Kraken departed on her second war patrol 15 March and maintained lifeguard duty in the South China Sea supporting aircraft carrier strikes against Singapore and Saigon. She returned to Subic Bay, P.I., 26 April.

Departing on her third war patrol on 19 May 1945, Kraken set course for the Gulf of Siam. After searching in vain for enemy targets, she shifted to the Java Sea where on 19 June she bombarded Merak and riddled a coaster and a small ship with 5-inch (130 mm) and 40 mm projectiles. She saw the coaster sink and she left the small ship ablaze before clearing the harbor.

Three days later, while chasing an eight-ship convoy, Kraken's torpedoes sank an oiler and a coastal steamer and her guns inflicted heavy damage on one of the Japanese submarine chasers. Then Kraken proudly sailed into Fremantle, Australia, 3 July 1945, ending her most successful patrol.

Kraken sailed on her fourth and last patrol 29 July. While seeking the enemy in the Java Sea, her patrol was cut short when she received news of Japan's capitulation. Sailing for Subic Bay, she arrived 21 August.

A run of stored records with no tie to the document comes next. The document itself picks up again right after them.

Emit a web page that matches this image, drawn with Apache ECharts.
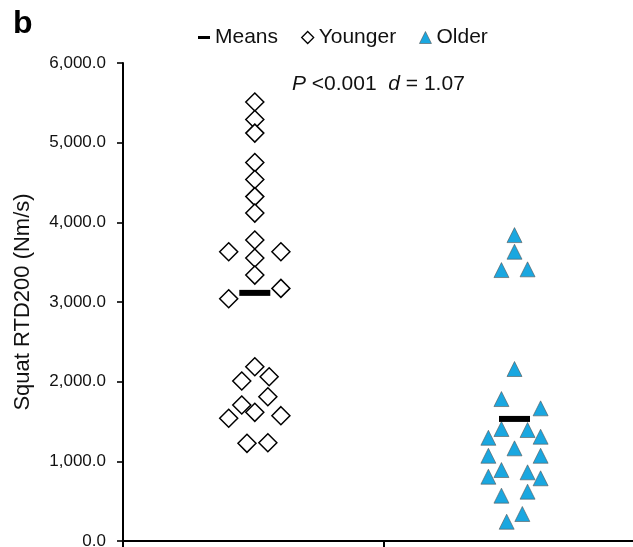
<!DOCTYPE html>
<html>
<head>
<meta charset="utf-8">
<script src="https://cdn.jsdelivr.net/npm/echarts@6/dist/echarts.min.js"></script>
<style>
  html, body { margin: 0; padding: 0; background: #fff; }
  #chart { width: 633px; height: 547px; }
</style>
</head>
<body>
<div id="chart"></div>
<script>
// Group centres on the x value axis (0..2, one unit per group)
const categories = ['Younger', 'Older'];
const groupCenters = [0.505, 1.5];

// Squat RTD200 (Nm/s), one value per participant, with horizontal jitter offsets
const youngerValues = [5510, 5290, 5120, 4750, 4537, 4323, 4116, 3778, 3552, 3631, 3631, 3338, 3171, 3040,
                       2187, 2062, 2008, 1811, 1707, 1615, 1540, 1573, 1226, 1234];
const youngerJitter = [0, 0, 0, 0, 0, 0, 0, 0, 0, -0.1, 0.1, 0, 0.1, -0.1,
                       0, 0.055, -0.05, 0.05, -0.05, 0, -0.1, 0.1, -0.03, 0.05];

const olderValues = [3840, 3631, 3401, 3410, 2159, 1782, 1665, 1406, 1393, 1296, 1309, 1163, 1070, 1070,
                     891, 862, 807, 787, 569, 619, 339, 242];
const olderJitter = [0, 0, -0.05, 0.05, 0, -0.05, 0.1, -0.05, 0.05, -0.1, 0.1, 0, -0.1, 0.1,
                     -0.05, 0.05, -0.1, 0.1, -0.05, 0.05, 0.03, -0.03];

const yMin = 0, yMax = 6000, yStep = 1000;

const mean = arr => arr.reduce((s, v) => s + v, 0) / arr.length;
const points = (vals, jit, c) => vals.map((v, i) => [c + jit[i], v]);

const FONT = 'Liberation Sans, Arial, sans-serif';
const BLUE = '#1aa7e0';
const chart = echarts.init(document.getElementById('chart'), null, { renderer: 'canvas' });

chart.setOption({
  animation: false,
  backgroundColor: '#fff',
  textStyle: { fontFamily: FONT },
  // the plot runs past the right edge of the canvas, so no clamping to the outer bounds
  grid: { left: 123, top: 63, width: 522, height: 478, containLabel: false, outerBoundsMode: 'none' },
  legend: {
    top: 27,
    left: 198,
    padding: 0,
    itemGap: 23,
    itemWidth: 12,
    itemHeight: 12,
    textStyle: { fontFamily: FONT, fontSize: 21, color: '#111' },
    data: [
      { name: 'Means', icon: 'path://M0,0 L12,0 L12,3 L0,3 Z', itemStyle: { color: '#000', borderWidth: 0 } },
      { name: 'Younger', icon: 'diamond', itemStyle: { color: '#fff', borderColor: '#000', borderWidth: 1.3 } },
      { name: 'Older', icon: 'triangle', itemStyle: { color: BLUE, borderColor: '#555', borderWidth: 0.6 } }
    ]
  },
  xAxis: {
    type: 'value',
    min: 0,
    max: 2,
    interval: 1,
    axisLine: { show: true, lineStyle: { color: '#000', width: 2 } },
    axisTick: { show: true, inside: false, length: 6, lineStyle: { color: '#000', width: 2 } },
    axisLabel: { show: false },
    splitLine: { show: false }
  },
  yAxis: {
    type: 'value',
    min: yMin,
    max: yMax,
    interval: yStep,
    name: 'Squat RTD200 (Nm/s)',
    nameLocation: 'middle',
    nameGap: 89,
    nameTextStyle: { fontFamily: FONT, fontSize: 22, color: '#111' },
    axisLine: { show: true, lineStyle: { color: '#000', width: 2 } },
    axisTick: { show: true, inside: false, length: 6, lineStyle: { color: '#000', width: 1.6 } },
    axisLabel: {
      margin: 17,
      fontFamily: FONT,
      fontSize: 17,
      color: '#111',
      formatter: v => v.toLocaleString('en-US', { minimumFractionDigits: 1, maximumFractionDigits: 1 })
    },
    splitLine: { show: false }
  },
  series: [
    {
      name: 'Younger',
      type: 'scatter',
      symbol: 'diamond',
      symbolSize: 18,
      itemStyle: { color: '#fff', borderColor: '#000', borderWidth: 1.5, opacity: 1 },
      data: points(youngerValues, youngerJitter, groupCenters[0]),
      z: 2
    },
    {
      name: 'Older',
      type: 'scatter',
      symbol: 'triangle',
      symbolSize: 15,
      itemStyle: { color: BLUE, borderColor: '#555', borderWidth: 0.6, opacity: 1 },
      data: points(olderValues, olderJitter, groupCenters[1]),
      z: 2
    },
    {
      name: 'Means',
      type: 'scatter',
      symbol: 'rect',
      symbolSize: [31, 6],
      itemStyle: { color: '#000', opacity: 1 },
      data: [
        [groupCenters[0], mean(youngerValues)],
        [groupCenters[1], mean(olderValues)]
      ],
      z: 3
    }
  ],
  graphic: [
    {
      type: 'text',
      left: 13,
      top: 8,
      style: { text: 'b', fontFamily: FONT, fontSize: 32, fontWeight: 'bold', fill: '#000' }
    },
    {
      type: 'text',
      left: 292,
      top: 74,
      style: {
        text: '{i|P} <0.001  {i|d} = 1.07',
        fontFamily: FONT,
        fontSize: 21,
        fill: '#111',
        rich: {
          i: { fontFamily: FONT, fontSize: 21, fontStyle: 'italic', fill: '#111' }
        }
      }
    }
  ]
});
</script>
</body>
</html>
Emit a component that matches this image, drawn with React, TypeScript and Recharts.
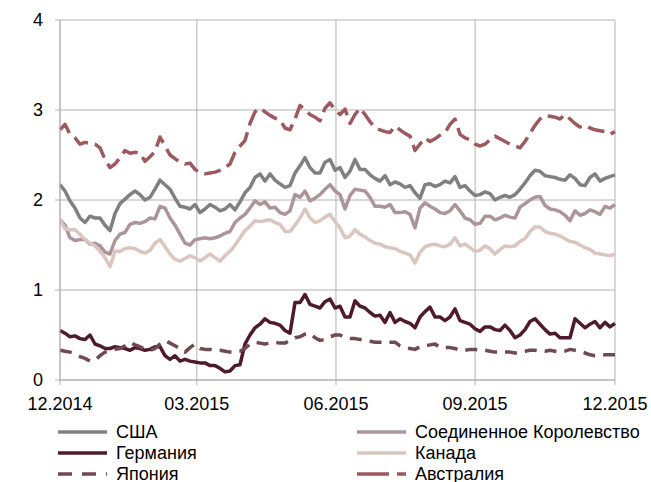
import React from 'react';
import { LineChart, Line, XAxis, YAxis, CartesianGrid } from 'recharts';

// x axis: days since 1 Dec 2014
const tickDays = [0, 90, 181.5, 273, 365];
const tickLabels = ['12.2014', '03.2015', '06.2015', '09.2015', '12.2015'];
const yTicks = [0, 1, 2, 3, 4];

const usa = [
  2.17, 2.10, 1.99, 1.91, 1.80, 1.75, 1.82, 1.80, 1.80, 1.72,
  1.66, 1.85, 1.96, 2.01, 2.06, 2.10, 2.06, 2.00, 2.03, 2.12,
  2.22, 2.17, 2.12, 2.02, 1.93, 1.92, 1.90, 1.95, 1.86, 1.90,
  1.95, 1.92, 1.88, 1.90, 1.95, 1.89, 1.98, 2.08, 2.14, 2.25,
  2.29, 2.21, 2.29, 2.22, 2.18, 2.14, 2.16, 2.30, 2.38, 2.47,
  2.36, 2.30, 2.30, 2.42, 2.45, 2.33, 2.36, 2.25, 2.32, 2.45,
  2.34, 2.34, 2.28, 2.24, 2.21, 2.27, 2.17, 2.20, 2.18, 2.14,
  2.16, 2.08, 2.02, 2.17, 2.18, 2.15, 2.17, 2.21, 2.19, 2.26,
  2.14, 2.16, 2.10, 2.05, 2.06, 2.09, 2.07, 2.00, 2.03, 2.05,
  2.03, 2.06, 2.12, 2.19, 2.27, 2.33, 2.32, 2.27, 2.26, 2.25,
  2.23, 2.22, 2.28, 2.24, 2.17, 2.16, 2.25, 2.29, 2.21, 2.24,
  2.26, 2.28,
];

const uk = [
  1.78, 1.72, 1.58, 1.55, 1.56, 1.56, 1.51, 1.52, 1.49, 1.42,
  1.40, 1.55, 1.62, 1.64, 1.73, 1.75, 1.74, 1.76, 1.80, 1.79,
  1.93, 1.91, 1.80, 1.72, 1.62, 1.52, 1.50, 1.56, 1.57, 1.58,
  1.57, 1.58, 1.60, 1.63, 1.65, 1.75, 1.80, 1.84, 1.91, 1.99,
  1.95, 1.98, 1.91, 1.92, 1.86, 1.84, 1.88, 2.06, 2.03, 2.10,
  1.99, 2.02, 2.06, 2.12, 2.17, 2.10, 2.06, 1.90, 2.05, 2.12,
  2.11, 2.10, 2.03, 1.93, 1.93, 1.92, 1.95, 1.86, 1.86, 1.87,
  1.84, 1.69, 1.91, 1.97, 1.93, 1.90, 1.86, 1.85, 1.88, 1.95,
  1.88, 1.80, 1.78, 1.73, 1.74, 1.82, 1.82, 1.78, 1.80, 1.83,
  1.81, 1.80, 1.92, 1.96, 2.00, 2.03, 2.04, 1.94, 1.90, 1.89,
  1.87, 1.83, 1.77, 1.88, 1.83, 1.85, 1.89, 1.87, 1.84, 1.93,
  1.91, 1.95,
];

const canada = [
  1.78, 1.68, 1.67, 1.67, 1.62, 1.56, 1.52, 1.49, 1.43, 1.36,
  1.26, 1.43, 1.43, 1.46, 1.47, 1.46, 1.43, 1.41, 1.44, 1.52,
  1.56, 1.48, 1.40, 1.34, 1.32, 1.35, 1.38, 1.36, 1.32, 1.36,
  1.40, 1.36, 1.32, 1.38, 1.43, 1.50, 1.58, 1.66, 1.71, 1.77,
  1.76, 1.77, 1.78, 1.75, 1.73, 1.65, 1.65, 1.72, 1.80, 1.90,
  1.80, 1.75, 1.77, 1.81, 1.84, 1.76, 1.69, 1.58, 1.60, 1.67,
  1.62, 1.59, 1.55, 1.52, 1.51, 1.48, 1.47, 1.46, 1.43, 1.41,
  1.39, 1.30, 1.42, 1.48, 1.50, 1.51, 1.49, 1.48, 1.51, 1.58,
  1.49, 1.51, 1.47, 1.43, 1.44, 1.49, 1.46, 1.40, 1.45, 1.49,
  1.48, 1.49, 1.54, 1.57, 1.65, 1.70, 1.70, 1.65, 1.63, 1.62,
  1.60, 1.57, 1.54, 1.53, 1.50, 1.47, 1.45, 1.41, 1.40, 1.39,
  1.38, 1.40,
];

const australia = [
  2.78, 2.84, 2.73, 2.69, 2.62, 2.64, 2.63, 2.62, 2.58, 2.45,
  2.36, 2.40, 2.47, 2.55, 2.52, 2.53, 2.52, 2.43, 2.48, 2.54,
  2.70, 2.60, 2.50, 2.46, 2.42, 2.40, 2.41, 2.34, 2.30, 2.29,
  2.30, 2.31, 2.33, 2.36, 2.40, 2.53, 2.60, 2.66, 2.85, 2.98,
  3.02, 2.98, 2.94, 2.91, 2.89, 2.80, 2.78, 2.90, 3.05, 3.00,
  2.95, 2.92, 2.88, 3.02, 3.08, 3.00, 2.95, 3.01, 2.85, 2.95,
  3.02, 2.95, 2.87, 2.80, 2.78, 2.76, 2.75, 2.82, 2.78, 2.74,
  2.71, 2.55, 2.62, 2.69, 2.65, 2.68, 2.72, 2.75, 2.84, 2.90,
  2.73, 2.69, 2.67, 2.62, 2.60, 2.62, 2.67, 2.71, 2.68, 2.65,
  2.62, 2.60, 2.58, 2.65, 2.74, 2.83, 2.90, 2.94, 2.93, 2.92,
  2.90, 2.95, 2.90, 2.85, 2.81, 2.83, 2.80, 2.78, 2.77, 2.76,
  2.73, 2.76,
];

const germany = [
  0.55, 0.52, 0.48, 0.49, 0.46, 0.45, 0.50, 0.40, 0.38, 0.35,
  0.35, 0.37, 0.36, 0.35, 0.33, 0.36, 0.35, 0.33, 0.34, 0.37,
  0.37, 0.27, 0.23, 0.27, 0.21, 0.23, 0.21, 0.20, 0.19, 0.19,
  0.16, 0.16, 0.13, 0.09, 0.10, 0.16, 0.17, 0.40, 0.50, 0.58,
  0.62, 0.68, 0.64, 0.63, 0.61, 0.55, 0.52, 0.86, 0.86, 0.95,
  0.84, 0.82, 0.80, 0.87, 0.90, 0.80, 0.82, 0.70, 0.70, 0.88,
  0.82, 0.80, 0.75, 0.71, 0.72, 0.64, 0.75, 0.64, 0.68, 0.65,
  0.63, 0.58, 0.70, 0.76, 0.81, 0.70, 0.70, 0.66, 0.70, 0.79,
  0.66, 0.64, 0.62, 0.57, 0.54, 0.59, 0.59, 0.56, 0.55, 0.61,
  0.55, 0.47, 0.50, 0.56, 0.65, 0.68, 0.62, 0.56, 0.51, 0.52,
  0.47, 0.47, 0.47, 0.68, 0.63, 0.58, 0.62, 0.65, 0.58, 0.64,
  0.59, 0.63,
];

const japan = [
  0.33, 0.32, 0.31, 0.29, 0.26, 0.24, 0.21, 0.22, 0.27, 0.31,
  0.32, 0.34, 0.35, 0.38, 0.42, 0.39, 0.37, 0.34, 0.33, 0.35,
  0.40, 0.44, 0.41, 0.38, 0.35, 0.31, 0.36, 0.40, 0.35, 0.34,
  0.34, 0.33, 0.33, 0.32, 0.31, 0.31, 0.32, 0.35, 0.40, 0.42,
  0.41, 0.40, 0.41, 0.42, 0.41, 0.41, 0.44, 0.47, 0.48, 0.51,
  0.52, 0.47, 0.44, 0.45, 0.48, 0.50, 0.50, 0.47, 0.46, 0.46,
  0.45, 0.44, 0.43, 0.42, 0.42, 0.42, 0.42, 0.42, 0.38, 0.36,
  0.35, 0.34, 0.37, 0.38, 0.39, 0.40, 0.36, 0.36, 0.36, 0.35,
  0.33, 0.33, 0.34, 0.34, 0.33, 0.33, 0.32, 0.31, 0.31, 0.31,
  0.31, 0.30, 0.31, 0.32, 0.33, 0.33, 0.32, 0.32, 0.33, 0.32,
  0.31, 0.32, 0.34, 0.33, 0.32, 0.30, 0.28, 0.27, 0.27, 0.28,
  0.28, 0.28,
];

const FONT = '"Liberation Sans", Arial, Helvetica, sans-serif';
const FONT_SIZE = 18;
const GRID = '#b6b0b3';

const seriesList = [
  { key: 'usa', name: 'США', color: '#808080', dash: undefined as string | undefined, legendDash: undefined as string | undefined, values: usa },
  { key: 'uk', name: 'Соединенное Королевство', color: '#ab959a', dash: undefined, legendDash: undefined, values: uk },
  { key: 'germany', name: 'Германия', color: '#4e1a2c', dash: undefined, legendDash: undefined, values: germany },
  { key: 'canada', name: 'Канада', color: '#dac6bf', dash: undefined, legendDash: undefined, values: canada },
  { key: 'japan', name: 'Япония', color: '#6f4a50', dash: '12 8', legendDash: '14 10', values: japan },
  { key: 'australia', name: 'Австралия', color: '#9c5a60', dash: '17 7', legendDash: '32 8', values: australia },
];

const chartData = usa.map((_, i) => {
  const row: Record<string, number> = { day: (i * 365) / (usa.length - 1) };
  seriesList.forEach((s) => {
    row[s.key] = s.values[i];
  });
  return row;
});

function LegendBlock() {
  // two columns, three rows, like the original
  return (
    <>
      {seriesList.map((s, i) => {
        const col = i % 2;
        const row = Math.floor(i / 2);
        const left = col === 0 ? 58 : 357;
        const top = 421 + row * 21;
        return (
          <div
            key={s.key}
            style={{
              position: 'absolute',
              left,
              top,
              height: 22,
              display: 'flex',
              alignItems: 'center',
              fontFamily: FONT,
              fontSize: FONT_SIZE,
              color: '#000',
              whiteSpace: 'nowrap',
            }}
          >
            <svg width={50} height={22} style={{ marginRight: 8 }}>
              <line
                x1={0}
                y1={11}
                x2={49}
                y2={11}
                stroke={s.color}
                strokeWidth={3.5}
                strokeDasharray={s.legendDash}
              />
            </svg>
            <span>{s.name}</span>
          </div>
        );
      })}
    </>
  );
}

export default function App() {
  return (
    <div style={{ position: 'absolute', left: 0, top: 0, width: 651, height: 482, background: '#fff' }}>
      <LineChart
        width={651}
        height={482}
        data={chartData}
        margin={{ top: 20, right: 36, left: 0, bottom: 72 }}
      >
        <CartesianGrid stroke={GRID} strokeWidth={1} />
        <XAxis
          dataKey="day"
          type="number"
          domain={[0, 365]}
          ticks={tickDays}
          interval={0}
          tickFormatter={(v: number) => tickLabels[tickDays.indexOf(v)] ?? ''}
          stroke={GRID}
          tick={{ fill: '#000', fontSize: FONT_SIZE, fontFamily: FONT }}
          tickSize={5}
          tickMargin={12}
          height={30}
        />
        <YAxis
          type="number"
          domain={[0, 4]}
          ticks={yTicks}
          interval={0}
          stroke={GRID}
          tick={{ fill: '#000', fontSize: FONT_SIZE, fontFamily: FONT }}
          tickSize={5}
          tickMargin={12}
          width={60}
        />
        {seriesList.map((s) => (
          <Line
            key={s.key}
            type="linear"
            dataKey={s.key}
            name={s.name}
            stroke={s.color}
            strokeWidth={3.5}
            strokeDasharray={s.dash}
            strokeLinejoin="round"
            dot={false}
            activeDot={false}
            isAnimationActive={false}
          />
        ))}
      </LineChart>
      <LegendBlock />
    </div>
  );
}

Kraken cleared Subic Bay 31 August 1945, touched at Pearl Harbor, and arrived at San Francisco 22 September. On 14 October she rendezvoused with Admiral William Halsey's 3rd Fleet and formed a part of honor escort for Halsey, as he passed under the Golden Gate Bridge in his flagship, South Dakota (BB-57). Ten days later Kraken visited Longview, Wash., for the first postwar Navy Day celebrations and returned to San Francisco 31 October where she was placed out of commission 4 May 1946 in the Pacific Reserve Fleet.